Task prompt — Skip every picture and transcribe the remaining material exactly.
----------------
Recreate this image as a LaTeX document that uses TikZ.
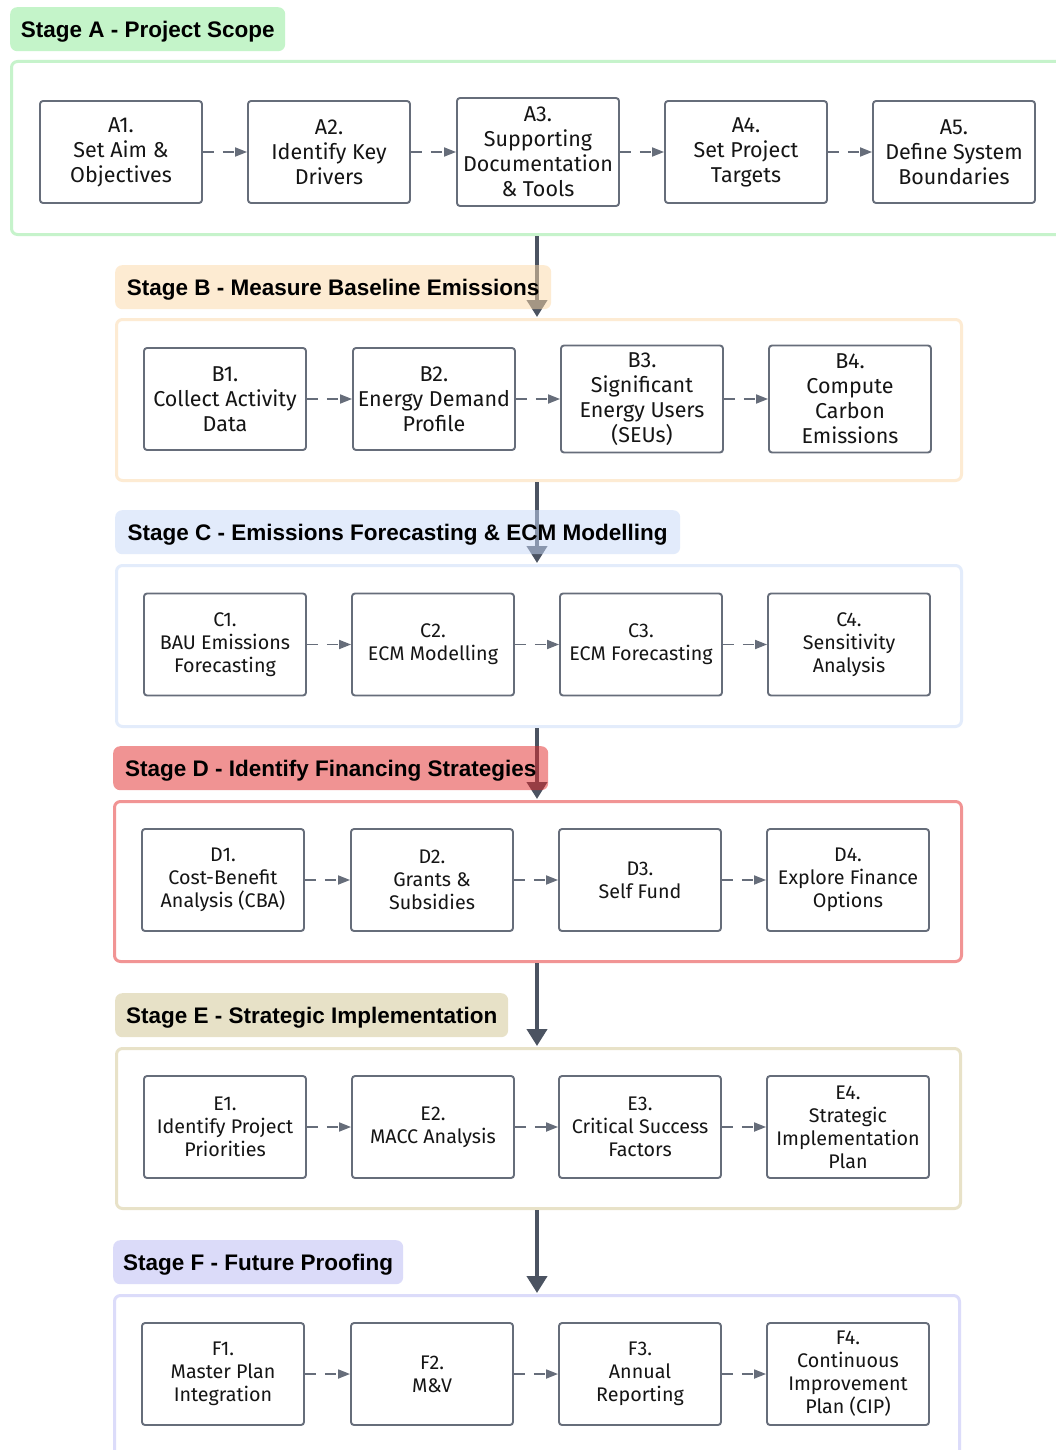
\documentclass[tikz,border=0pt]{standalone}
\usepackage{fontspec}
\setsansfont{Liberation Sans}
\newfontfamily\boxfont{Fira Sans}
\usetikzlibrary{arrows.meta}

% stage colours
\definecolor{stageAfill}{HTML}{8BEB95}
\definecolor{stageAline}{HTML}{C6F3CB}
\definecolor{stageBfill}{HTML}{FDD9A7}
\definecolor{stageBline}{HTML}{FDEBD3}
\definecolor{stageCfill}{HTML}{C7D9F9}
\definecolor{stageCline}{HTML}{E3ECFB}
\definecolor{stageDfill}{HTML}{E32929}
\definecolor{stageDline}{HTML}{F19494}
\definecolor{stageEfill}{HTML}{D1C591}
\definecolor{stageEline}{HTML}{E8E2C8}
\definecolor{stageFfill}{HTML}{B9B9F5}
\definecolor{stageFline}{HTML}{DCDCFA}
\definecolor{boxgray}{HTML}{666D7A}
\definecolor{flowgray}{HTML}{4B5361}
\definecolor{inktext}{HTML}{151515}

\tikzset{
  stagebox/.style={draw=#1, line width=3pt, rounded corners=6pt, fill=white},
  stagelabel/.style={fill=#1, fill opacity=0.5, text opacity=1, rounded corners=7pt,
    anchor=north west, minimum height=44pt, inner sep=0pt, text depth=0pt,
    font=\sffamily\bfseries\fontsize{22.5}{26}\selectfont, text=black},
  stepbox/.style={draw=boxgray, line width=1.9pt, rounded corners=3pt, fill=white,
    minimum width=162pt, minimum height=102pt, inner sep=0pt, align=center, text=inktext},
  bigtxt/.style={font=\boxfont\fontsize{21.5}{25}\selectfont},
  smalltxt/.style={font=\boxfont\fontsize{19.7}{23}\selectfont},
  dasharrow/.style={draw=boxgray, line width=1.8pt, dash pattern=on 11pt off 9pt,
    -{Triangle[length=12pt,width=9pt]}},
  flowarrow/.style={draw=flowgray, line width=4pt,
    -{Triangle[length=17pt,width=20pt]}, shorten >=1pt},
}

\begin{document}
\begin{tikzpicture}[x=1pt,y=-1pt]
\clip (0,0) rectangle (1056,1450);
\fill[white] (0,0) rectangle (1056,1450);

% stage containers
\node[stagebox=stageAline, minimum width=1060pt, minimum height=173pt, anchor=north west] (contA) at (10,60) {};
\node[stagebox=stageBline, minimum width=845pt, minimum height=161pt, anchor=north west] (contB) at (115,318) {};
\node[stagebox=stageCline, minimum width=845pt, minimum height=161pt, anchor=north west] (contC) at (115,564) {};
\node[stagebox=stageDline, minimum width=847pt, minimum height=160pt, anchor=north west] (contD) at (113,800) {};
\node[stagebox=stageEline, minimum width=844pt, minimum height=160pt, anchor=north west] (contE) at (115,1047) {};
\node[stagebox=stageFline, minimum width=845pt, minimum height=180pt, anchor=north west] (contF) at (113,1294) {};

% flow between stages
\coordinate (axis) at (537,0);
\draw[flowarrow] (contA.south -| axis) -- (contB.north -| axis);
\draw[flowarrow] (contB.south -| axis) -- (contC.north -| axis);
\draw[flowarrow] (contC.south -| axis) -- (contD.north -| axis);
\draw[flowarrow] (contD.south -| axis) -- (contE.north -| axis);
\draw[flowarrow] (contE.south -| axis) -- (contF.north -| axis);

% stage titles
\node[stagelabel=stageAfill, minimum width=275pt] (labA) at (10,7) {Stage A - Project Scope};
\node[stagelabel=stageBfill, minimum width=436pt] (labB) at (115,265) {Stage B - Measure Baseline Emissions};
\node[stagelabel=stageCfill, minimum width=565pt] (labC) at (115,510) {Stage C - Emissions Forecasting \& ECM Modelling};
\node[stagelabel=stageDfill, minimum width=435pt] (labD) at (113,746) {Stage D - Identify Financing Strategies};
\node[stagelabel=stageEfill, minimum width=393pt] (labE) at (115,993) {Stage E - Strategic Implementation};
\node[stagelabel=stageFfill, minimum width=290pt] (labF) at (113,1240) {Stage F - Future Proofing};

% Stage A steps
\node[stepbox, bigtxt] (a1) at (121,152) {A1.\\Set Aim \&\\Objectives};
\node[stepbox, bigtxt] (a2) at (329,152) {A2.\\Identify Key\\Drivers};
\node[stepbox, bigtxt, minimum height=108pt] (a3) at (538,152) {A3.\\Supporting\\Documentation\\\& Tools};
\node[stepbox, bigtxt] (a4) at (746,152) {A4.\\Set Project\\Targets};
\node[stepbox, bigtxt] (a5) at (954,152) {A5.\\Define System\\Boundaries};

% Stage B steps
\node[stepbox, bigtxt] (b1) at (225,399) {B1.\\Collect Activity\\Data};
\node[stepbox, bigtxt] (b2) at (434,399) {B2.\\Energy Demand\\Profile};
\node[stepbox, bigtxt, minimum height=107pt] (b3) at (642,399) {B3.\\Significant\\Energy Users\\(SEUs)};
\node[stepbox, bigtxt, minimum height=107pt] (b4) at (850,399) {B4.\\Compute\\Carbon\\Emissions};

% Stage C steps
\node[stepbox, smalltxt] (c1) at (225,644.5) {C1.\\BAU Emissions\\Forecasting};
\node[stepbox, smalltxt] (c2) at (433,644.5) {C2.\\ECM Modelling};
\node[stepbox, smalltxt] (c3) at (641,644.5) {C3.\\ECM Forecasting};
\node[stepbox, smalltxt] (c4) at (849,644.5) {C4.\\Sensitivity\\Analysis};

% Stage D steps
\node[stepbox, smalltxt] (d1) at (223,880) {D1.\\Cost-Benefit\\Analysis (CBA)};
\node[stepbox, smalltxt] (d2) at (432,880) {D2.\\Grants \&\\Subsidies};
\node[stepbox, smalltxt] (d3) at (640,880) {D3.\\Self Fund};
\node[stepbox, smalltxt] (d4) at (848,880) {D4.\\Explore Finance\\Options};

% Stage E steps
\node[stepbox, smalltxt] (e1) at (225,1127) {E1.\\Identify Project\\Priorities};
\node[stepbox, smalltxt] (e2) at (433,1127) {E2.\\MACC Analysis};
\node[stepbox, smalltxt] (e3) at (640,1127) {E3.\\Critical Success\\Factors};
\node[stepbox, smalltxt] (e4) at (848,1127) {E4.\\Strategic\\Implementation\\Plan};

% Stage F steps
\node[stepbox, smalltxt] (f1) at (223,1374) {F1.\\Master Plan\\Integration};
\node[stepbox, smalltxt] (f2) at (432,1374) {F2.\\M\&V};
\node[stepbox, smalltxt] (f3) at (640,1374) {F3.\\Annual\\Reporting};
\node[stepbox, smalltxt] (f4) at (848,1374) {F4.\\Continuous\\Improvement\\Plan (CIP)};

% links inside each stage
\foreach \s/\t in {a1/a2,a2/a3,a3/a4,a4/a5,
                   b1/b2,b2/b3,b3/b4,
                   c1/c2,c2/c3,c3/c4,
                   d1/d2,d2/d3,d3/d4,
                   e1/e2,e2/e3,e3/e4,
                   f1/f2,f2/f3,f3/f4}
  \draw[dasharrow] (\s) -- (\t);
\end{tikzpicture}
\end{document}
----------------
Written solution —
Recreate this image as a LaTeX document that uses TikZ.
\documentclass[tikz,border=0pt]{standalone}
\usepackage{fontspec}
\setsansfont{Liberation Sans}
\newfontfamily\boxfont{Fira Sans}
\usetikzlibrary{arrows.meta}

% stage colours
\definecolor{stageAfill}{HTML}{8BEB95}
\definecolor{stageAline}{HTML}{C6F3CB}
\definecolor{stageBfill}{HTML}{FDD9A7}
\definecolor{stageBline}{HTML}{FDEBD3}
\definecolor{stageCfill}{HTML}{C7D9F9}
\definecolor{stageCline}{HTML}{E3ECFB}
\definecolor{stageDfill}{HTML}{E32929}
\definecolor{stageDline}{HTML}{F19494}
\definecolor{stageEfill}{HTML}{D1C591}
\definecolor{stageEline}{HTML}{E8E2C8}
\definecolor{stageFfill}{HTML}{B9B9F5}
\definecolor{stageFline}{HTML}{DCDCFA}
\definecolor{boxgray}{HTML}{666D7A}
\definecolor{flowgray}{HTML}{4B5361}
\definecolor{inktext}{HTML}{151515}

\tikzset{
  stagebox/.style={draw=#1, line width=3pt, rounded corners=6pt, fill=white},
  stagelabel/.style={fill=#1, fill opacity=0.5, text opacity=1, rounded corners=7pt,
    anchor=north west, minimum height=44pt, inner sep=0pt, text depth=0pt,
    font=\sffamily\bfseries\fontsize{22.5}{26}\selectfont, text=black},
  stepbox/.style={draw=boxgray, line width=1.9pt, rounded corners=3pt, fill=white,
    minimum width=162pt, minimum height=102pt, inner sep=0pt, align=center, text=inktext},
  bigtxt/.style={font=\boxfont\fontsize{21.5}{25}\selectfont},
  smalltxt/.style={font=\boxfont\fontsize{19.7}{23}\selectfont},
  dasharrow/.style={draw=boxgray, line width=1.8pt, dash pattern=on 11pt off 9pt,
    -{Triangle[length=12pt,width=9pt]}},
  flowarrow/.style={draw=flowgray, line width=4pt,
    -{Triangle[length=17pt,width=20pt]}, shorten >=1pt},
}

\begin{document}
\begin{tikzpicture}[x=1pt,y=-1pt]
\clip (0,0) rectangle (1056,1450);
\fill[white] (0,0) rectangle (1056,1450);

% stage containers
\node[stagebox=stageAline, minimum width=1060pt, minimum height=173pt, anchor=north west] (contA) at (10,60) {};
\node[stagebox=stageBline, minimum width=845pt, minimum height=161pt, anchor=north west] (contB) at (115,318) {};
\node[stagebox=stageCline, minimum width=845pt, minimum height=161pt, anchor=north west] (contC) at (115,564) {};
\node[stagebox=stageDline, minimum width=847pt, minimum height=160pt, anchor=north west] (contD) at (113,800) {};
\node[stagebox=stageEline, minimum width=844pt, minimum height=160pt, anchor=north west] (contE) at (115,1047) {};
\node[stagebox=stageFline, minimum width=845pt, minimum height=180pt, anchor=north west] (contF) at (113,1294) {};

% flow between stages
\coordinate (axis) at (537,0);
\draw[flowarrow] (contA.south -| axis) -- (contB.north -| axis);
\draw[flowarrow] (contB.south -| axis) -- (contC.north -| axis);
\draw[flowarrow] (contC.south -| axis) -- (contD.north -| axis);
\draw[flowarrow] (contD.south -| axis) -- (contE.north -| axis);
\draw[flowarrow] (contE.south -| axis) -- (contF.north -| axis);

% stage titles
\node[stagelabel=stageAfill, minimum width=275pt] (labA) at (10,7) {Stage A - Project Scope};
\node[stagelabel=stageBfill, minimum width=436pt] (labB) at (115,265) {Stage B - Measure Baseline Emissions};
\node[stagelabel=stageCfill, minimum width=565pt] (labC) at (115,510) {Stage C - Emissions Forecasting \& ECM Modelling};
\node[stagelabel=stageDfill, minimum width=435pt] (labD) at (113,746) {Stage D - Identify Financing Strategies};
\node[stagelabel=stageEfill, minimum width=393pt] (labE) at (115,993) {Stage E - Strategic Implementation};
\node[stagelabel=stageFfill, minimum width=290pt] (labF) at (113,1240) {Stage F - Future Proofing};

% Stage A steps
\node[stepbox, bigtxt] (a1) at (121,152) {A1.\\Set Aim \&\\Objectives};
\node[stepbox, bigtxt] (a2) at (329,152) {A2.\\Identify Key\\Drivers};
\node[stepbox, bigtxt, minimum height=108pt] (a3) at (538,152) {A3.\\Supporting\\Documentation\\\& Tools};
\node[stepbox, bigtxt] (a4) at (746,152) {A4.\\Set Project\\Targets};
\node[stepbox, bigtxt] (a5) at (954,152) {A5.\\Define System\\Boundaries};

% Stage B steps
\node[stepbox, bigtxt] (b1) at (225,399) {B1.\\Collect Activity\\Data};
\node[stepbox, bigtxt] (b2) at (434,399) {B2.\\Energy Demand\\Profile};
\node[stepbox, bigtxt, minimum height=107pt] (b3) at (642,399) {B3.\\Significant\\Energy Users\\(SEUs)};
\node[stepbox, bigtxt, minimum height=107pt] (b4) at (850,399) {B4.\\Compute\\Carbon\\Emissions};

% Stage C steps
\node[stepbox, smalltxt] (c1) at (225,644.5) {C1.\\BAU Emissions\\Forecasting};
\node[stepbox, smalltxt] (c2) at (433,644.5) {C2.\\ECM Modelling};
\node[stepbox, smalltxt] (c3) at (641,644.5) {C3.\\ECM Forecasting};
\node[stepbox, smalltxt] (c4) at (849,644.5) {C4.\\Sensitivity\\Analysis};

% Stage D steps
\node[stepbox, smalltxt] (d1) at (223,880) {D1.\\Cost-Benefit\\Analysis (CBA)};
\node[stepbox, smalltxt] (d2) at (432,880) {D2.\\Grants \&\\Subsidies};
\node[stepbox, smalltxt] (d3) at (640,880) {D3.\\Self Fund};
\node[stepbox, smalltxt] (d4) at (848,880) {D4.\\Explore Finance\\Options};

% Stage E steps
\node[stepbox, smalltxt] (e1) at (225,1127) {E1.\\Identify Project\\Priorities};
\node[stepbox, smalltxt] (e2) at (433,1127) {E2.\\MACC Analysis};
\node[stepbox, smalltxt] (e3) at (640,1127) {E3.\\Critical Success\\Factors};
\node[stepbox, smalltxt] (e4) at (848,1127) {E4.\\Strategic\\Implementation\\Plan};

% Stage F steps
\node[stepbox, smalltxt] (f1) at (223,1374) {F1.\\Master Plan\\Integration};
\node[stepbox, smalltxt] (f2) at (432,1374) {F2.\\M\&V};
\node[stepbox, smalltxt] (f3) at (640,1374) {F3.\\Annual\\Reporting};
\node[stepbox, smalltxt] (f4) at (848,1374) {F4.\\Continuous\\Improvement\\Plan (CIP)};

% links inside each stage
\foreach \s/\t in {a1/a2,a2/a3,a3/a4,a4/a5,
                   b1/b2,b2/b3,b3/b4,
                   c1/c2,c2/c3,c3/c4,
                   d1/d2,d2/d3,d3/d4,
                   e1/e2,e2/e3,e3/e4,
                   f1/f2,f2/f3,f3/f4}
  \draw[dasharrow] (\s) -- (\t);
\end{tikzpicture}
\end{document}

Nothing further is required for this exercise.